U.S., S. KOREA TO HAVE TALKS

News-Gazette, Champaign, ILOctober 27, 1999

 

 

ARMY TEAM TO HELP IN INVESTIGATION OF KOREAN WAR DEATHS

 

WASHINGTON (AP) – The Army is sending an investigative team to South Korea today to consult with government officials on how to cooperate in investigating allegations of a Korean War massacre of civilians by U.S. soldiers. 

    The investigators, headed by the Army’s inspector general, Lt. Gen.
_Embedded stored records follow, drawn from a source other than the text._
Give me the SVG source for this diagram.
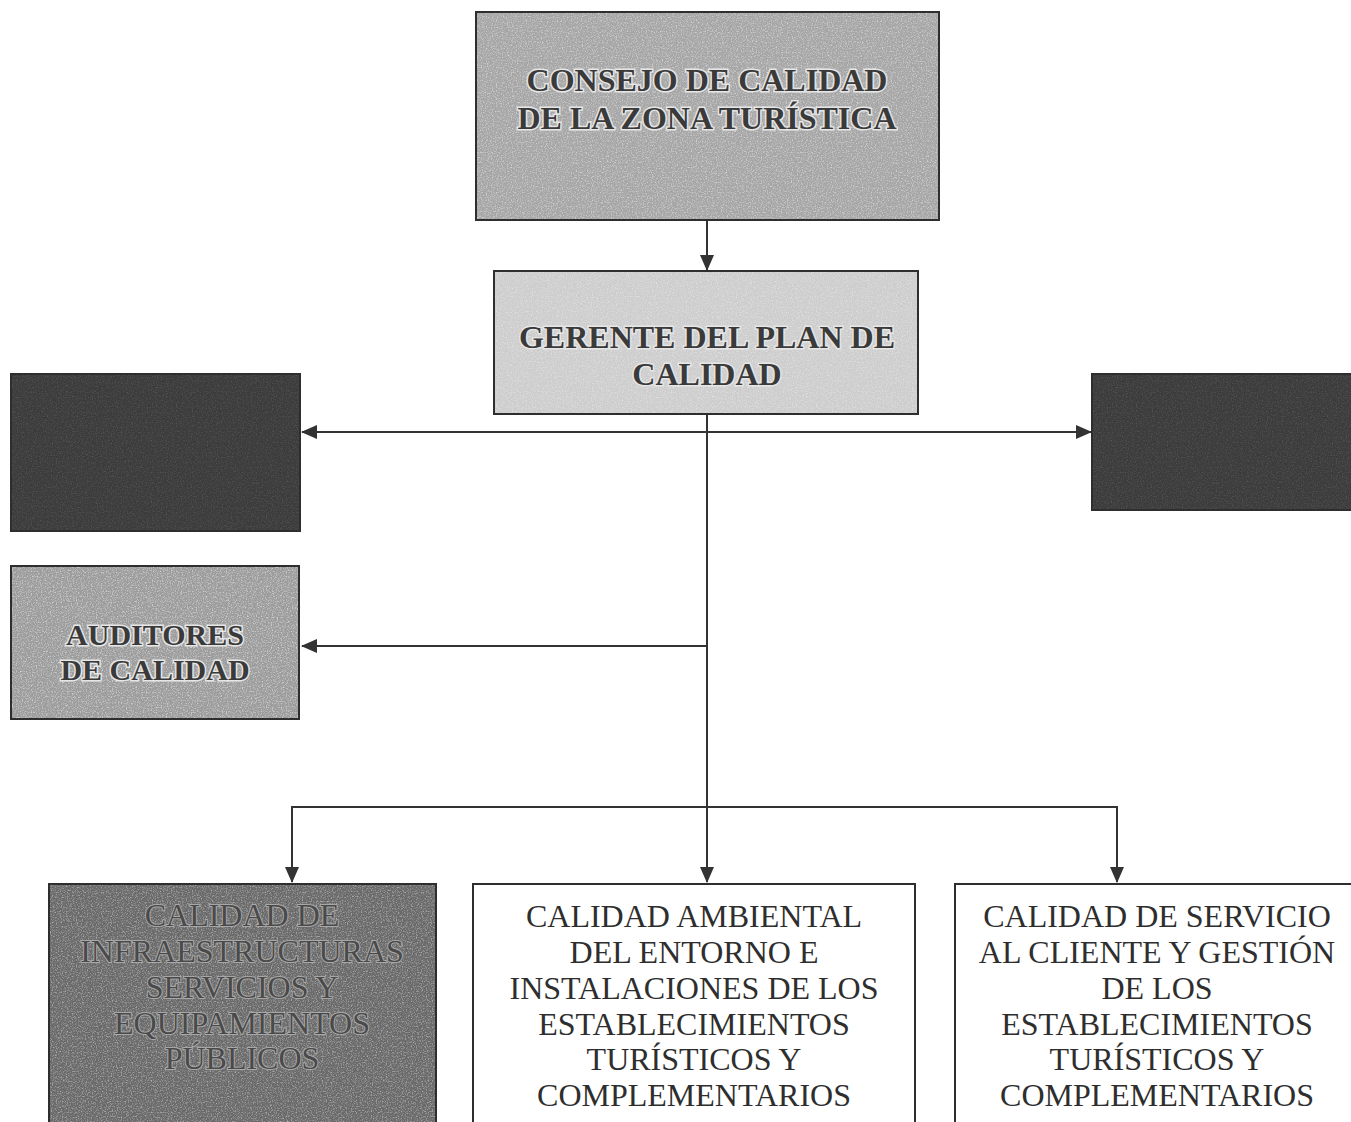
<svg xmlns="http://www.w3.org/2000/svg" width="1351" height="1122" viewBox="0 0 1351 1122">
<style>
.box{stroke:#2e2e2e;stroke-width:2}
.conn{stroke:#333;stroke-width:2;fill:none}
.bold{font-family:"Liberation Serif",serif;font-weight:bold;font-size:32px;fill:#3a3a3a;stroke:#e6e6e6;stroke-width:3;paint-order:stroke;text-anchor:middle}
.small{font-size:30px}
.reg{font-family:"Liberation Serif",serif;font-size:32px;fill:#2e2e2e;text-anchor:middle}
.ghost{font-family:"Liberation Serif",serif;font-size:32px;fill:#4a4a4a;stroke:#a8a8a8;stroke-width:2;paint-order:stroke;text-anchor:middle}
.grain{filter:url(#noise)}
</style>
<defs>
<filter id="noise" x="0" y="0" width="100%" height="100%">
<feTurbulence type="fractalNoise" baseFrequency="0.8" numOctaves="2" seed="7" result="n"/>
<feColorMatrix in="n" type="matrix" values="0 0 0 0 1  0 0 0 0 1  0 0 0 0 1  0 0 0 -2.6 1.4" result="w"/>
<feComposite in="w" in2="SourceGraphic" operator="in"/>
</filter>
<marker id="arr" viewBox="0 0 16 14" refX="15" refY="7" markerWidth="16" markerHeight="14" markerUnits="userSpaceOnUse" orient="auto">
<path d="M0,0 L16,7 L0,14 Z" fill="#333"/>
</marker>
</defs>
<rect width="1351" height="1122" fill="#fff"/>
<g id="connectors">
<line class="conn" x1="707" y1="220" x2="707" y2="270" marker-end="url(#arr)"/>
<line class="conn" x1="707" y1="414" x2="707" y2="882" marker-end="url(#arr)"/>
<line class="conn" x1="707" y1="432" x2="302" y2="432" marker-end="url(#arr)"/>
<line class="conn" x1="707" y1="432" x2="1091" y2="432" marker-end="url(#arr)"/>
<line class="conn" x1="707" y1="646" x2="302" y2="646" marker-end="url(#arr)"/>
<polyline class="conn" points="292,870 292,807 1117,807 1117,870"/>
<line class="conn" x1="292" y1="860" x2="292" y2="882" marker-end="url(#arr)"/>
<line class="conn" x1="1117" y1="860" x2="1117" y2="882" marker-end="url(#arr)"/>
</g>
<g id="consejo">
<rect class="box" x="476" y="12" width="463" height="208" fill="#a6a6a6"/>
<rect x="477" y="13" width="461" height="206" class="grain" opacity="0.5"/>
<text class="bold" x="707" y="91">CONSEJO DE CALIDAD</text>
<text class="bold" x="707" y="129">DE LA ZONA TURÍSTICA</text>
</g>
<g id="gerente">
<rect class="box" x="494" y="271" width="424" height="143" fill="#cdcdcd"/>
<rect x="495" y="272" width="422" height="141" class="grain" opacity="0.4"/>
<text class="bold" x="707" y="348">GERENTE DEL PLAN DE</text>
<text class="bold" x="707" y="385">CALIDAD</text>
</g>
<g id="left-dark">
<rect class="box" x="11" y="374" width="289" height="157" fill="#3c3c3c"/>
<rect x="12" y="375" width="287" height="155" class="grain" opacity="0.12"/>
</g>
<g id="right-dark">
<rect class="box" x="1092" y="374" width="262" height="136" fill="#3c3c3c"/>
<rect x="1093" y="375" width="258" height="134" class="grain" opacity="0.12"/>
</g>
<g id="auditores">
<rect class="box" x="11" y="566" width="288" height="153" fill="#9c9c9c"/>
<rect x="12" y="567" width="286" height="151" class="grain" opacity="0.55"/>
<text class="bold small" x="155" y="645">AUDITORES</text>
<text class="bold small" x="155" y="680">DE CALIDAD</text>
</g>
<g id="infraestructuras">
<rect class="box" x="49" y="884" width="387" height="250" fill="#6a6a6a"/>
<rect x="50" y="885" width="385" height="237" class="grain" opacity="0.45"/>
<text class="ghost" x="242" y="926">CALIDAD DE</text>
<text class="ghost" x="242" y="962">INFRAESTRUCTURAS</text>
<text class="ghost" x="242" y="998">SERVICIOS Y</text>
<text class="ghost" x="242" y="1034">EQUIPAMIENTOS</text>
<text class="ghost" x="242" y="1069">PÚBLICOS</text>
</g>
<g id="ambiental">
<rect class="box" x="473" y="884" width="442" height="250" fill="#fff"/>
<text class="reg" x="694" y="927">CALIDAD AMBIENTAL</text>
<text class="reg" x="694" y="963">DEL ENTORNO E</text>
<text class="reg" x="694" y="999">INSTALACIONES DE LOS</text>
<text class="reg" x="694" y="1035">ESTABLECIMIENTOS</text>
<text class="reg" x="694" y="1070">TURÍSTICOS Y</text>
<text class="reg" x="694" y="1106">COMPLEMENTARIOS</text>
</g>
<g id="servicio">
<rect class="box" x="955" y="884" width="400" height="250" fill="#fff"/>
<text class="reg" x="1157" y="927">CALIDAD DE SERVICIO</text>
<text class="reg" x="1157" y="963">AL CLIENTE Y GESTIÓN</text>
<text class="reg" x="1157" y="999">DE LOS</text>
<text class="reg" x="1157" y="1035">ESTABLECIMIENTOS</text>
<text class="reg" x="1157" y="1070">TURÍSTICOS Y</text>
<text class="reg" x="1157" y="1106">COMPLEMENTARIOS</text>
</g>
</svg>
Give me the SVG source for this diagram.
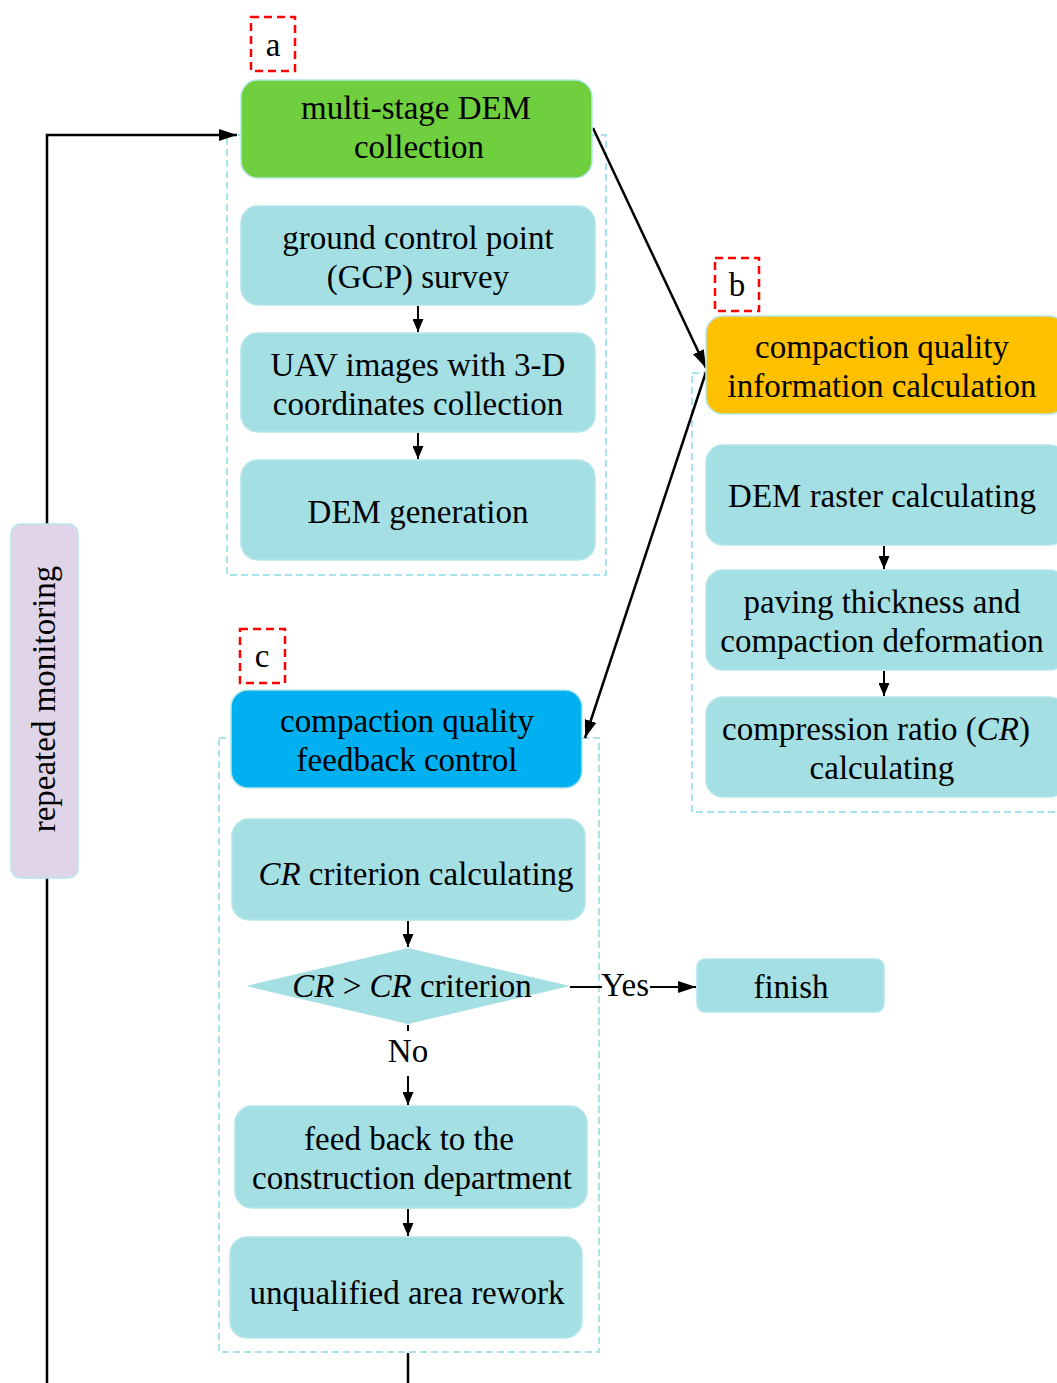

Michael Ackerman, plan one day of talks with their South Korean counterparts on Friday before returning to Washington, defense officials said.  Kenneth Bacon, Defense Department spokesman, said Tuesday the meeting will mark the start of the information-sharing that the U.S. promised President Kim Dae-jung. 

    On Sept. 30, The Associated Press reported accounts by American veterans and South Korean villagers that U.S. soldiers killed up to 400 civilians at Nogun-ri, South Korea, early in the war.  A subsequent AP report said that in addition to the Nogun-ri incident in late July 1950, the Army a short time later destroyed two strategic bridges as South Korean refugees streamed across, killing hundreds of civilians. 

    The Pentagon has said it will take a broad look into the matter, although it has not spelled out the scope, timing and guidelines of its investigation. 

    Before publication of the AP accounts, U.S. officials said previous examinations of military records found no evidence of a massacre.  The earlier inquiries were the basis for U.S. and South Korean rejections of requests from victims’ families and survivors seeking acknowledgement of the killings and compensation.